Seguindo as circunstâncias, Ele passou a explicar os perigos para as cidades e pessoas que desprezassem o convite, optando pela ilusão que, às vezes, sobrepõem-se à realidade.
As pequenas pérolas, às margens do mar Galileu: Corazim, Bethsaida, estavam recebendo o anúncio do mundo melhor, mas também Cafarnaum, Magdala, Dalmanuta seriam bafejadas pela notícia revolucionária.
Também Tiro, Sidom e outras distantes, igualmente Jerico das águas cantantes e cristalinas seriam convidadas ao banquete com a opção de o aceitarem ou não.

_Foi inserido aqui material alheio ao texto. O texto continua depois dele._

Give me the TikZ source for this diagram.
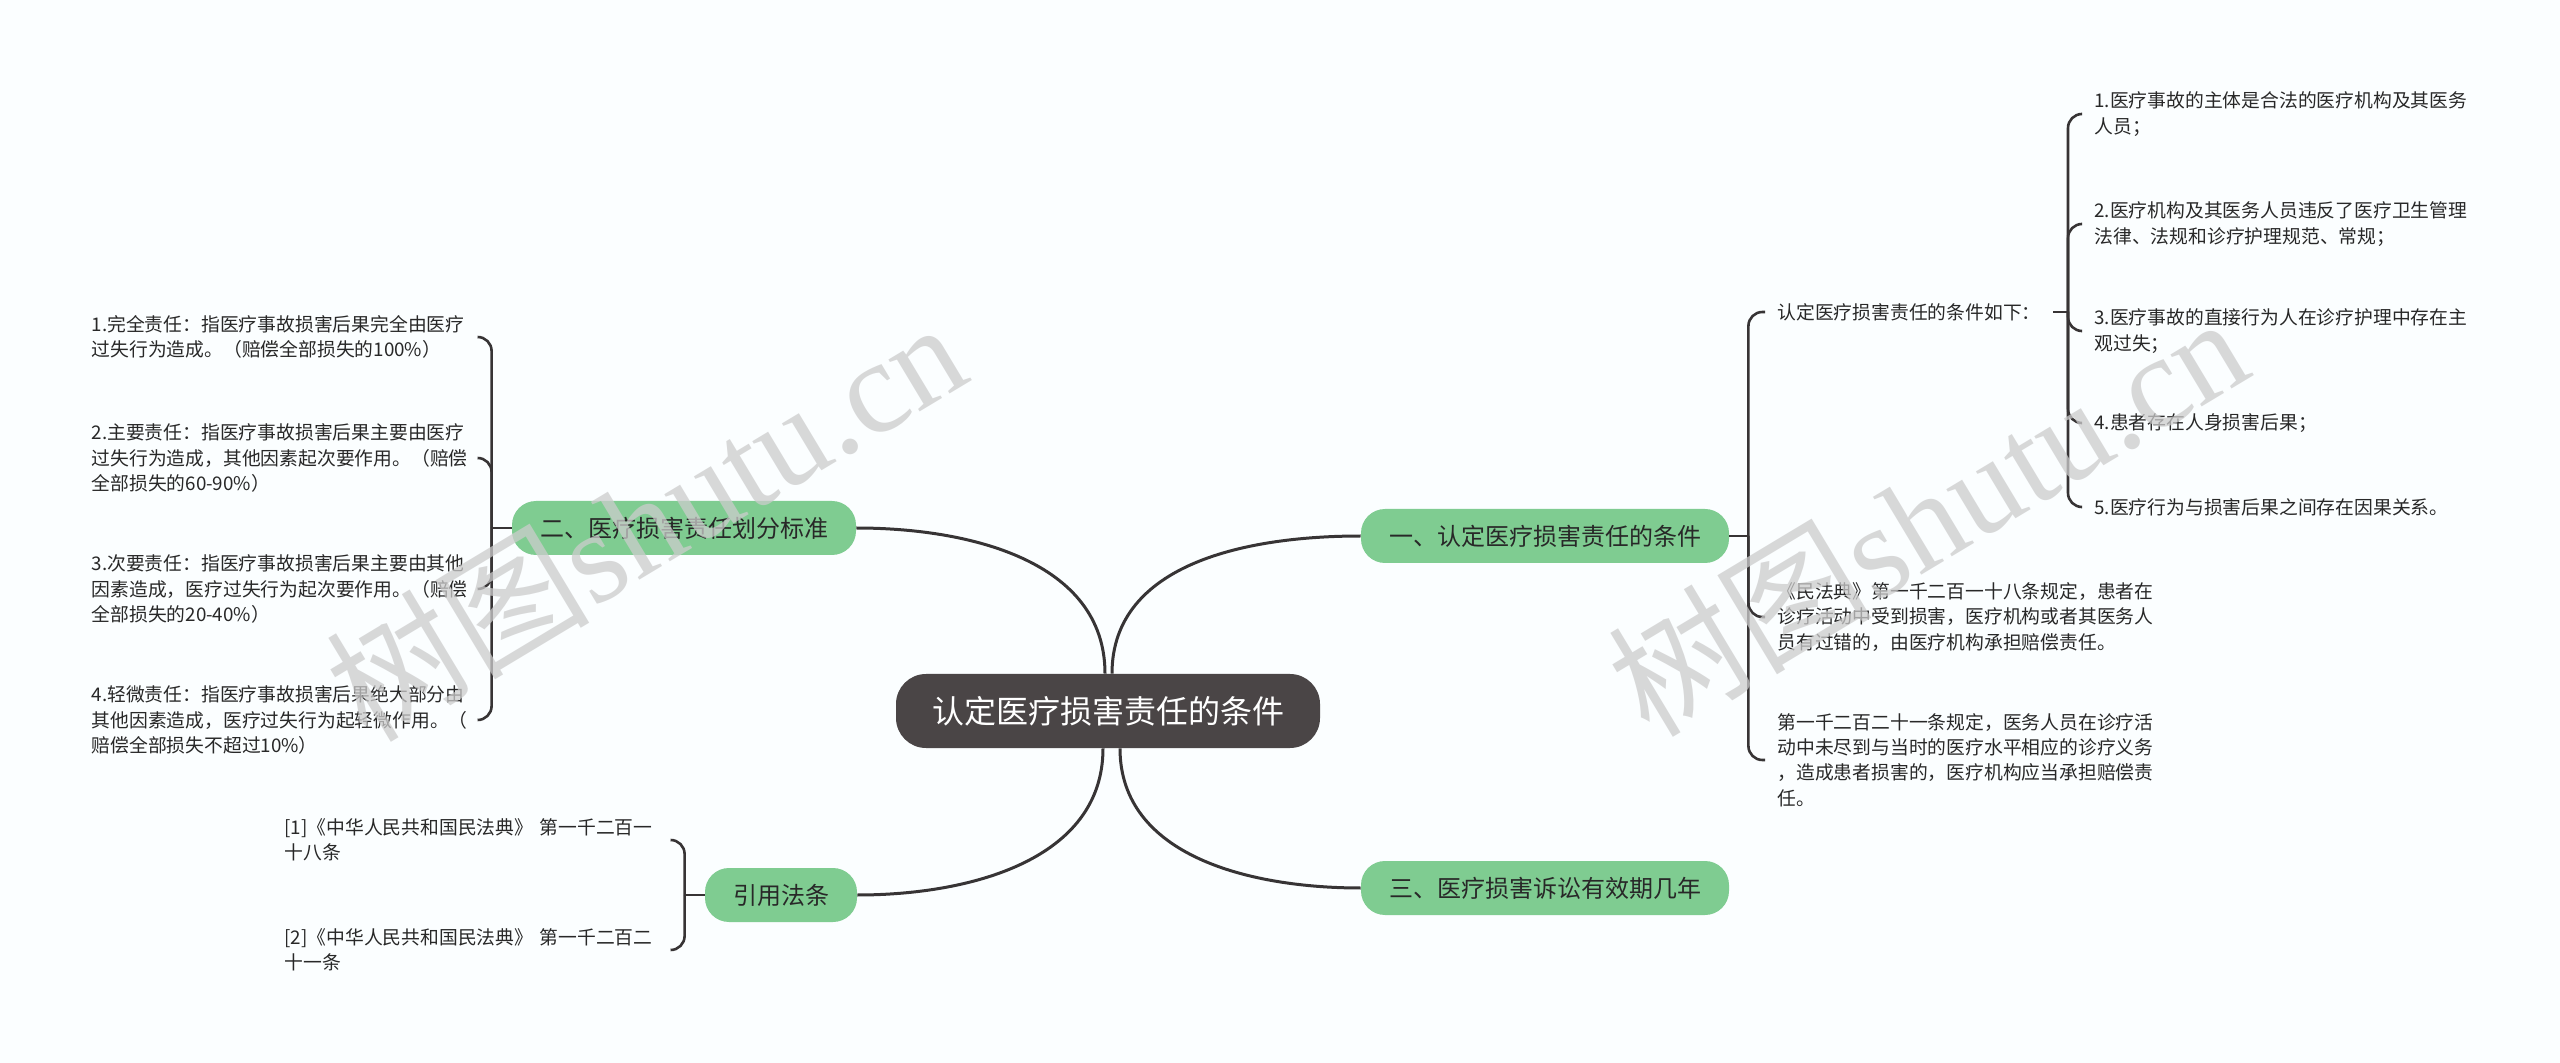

— Quem vos ouve a vós, a mim me ouve; e quem vos rejeita a vós, a mim me rejeita; e quem a mim me rejeita, rejeita Aquele que me enviou.
Partiram os mensageiros e visitaram os recantos da região assinalada e de outras, vivendo o ensinamento que transmitiam, amparando-se reciprocamente, por isso, os mandara, dois a dois, para que a solidão não se transformasse em desespero em cada coração.
Transcorreram os dias justos e propostos, quando eles retornaram em inusitado júbilo.
O verdadeiro regozijo não se deve apoiar nas vitórias sobre os outros, sejam Espíritos ou criaturas, mas na superação das próprias imperfeições, na consciência íntegra, decorrente do dever nobremente cumprido.
Ele os mandou, dois a dois, para anunciar o Seu Reino que se estava instalando no mundo.
— (...) Alegrai-vos antes por estarem os vossos nomes escritos nos céus.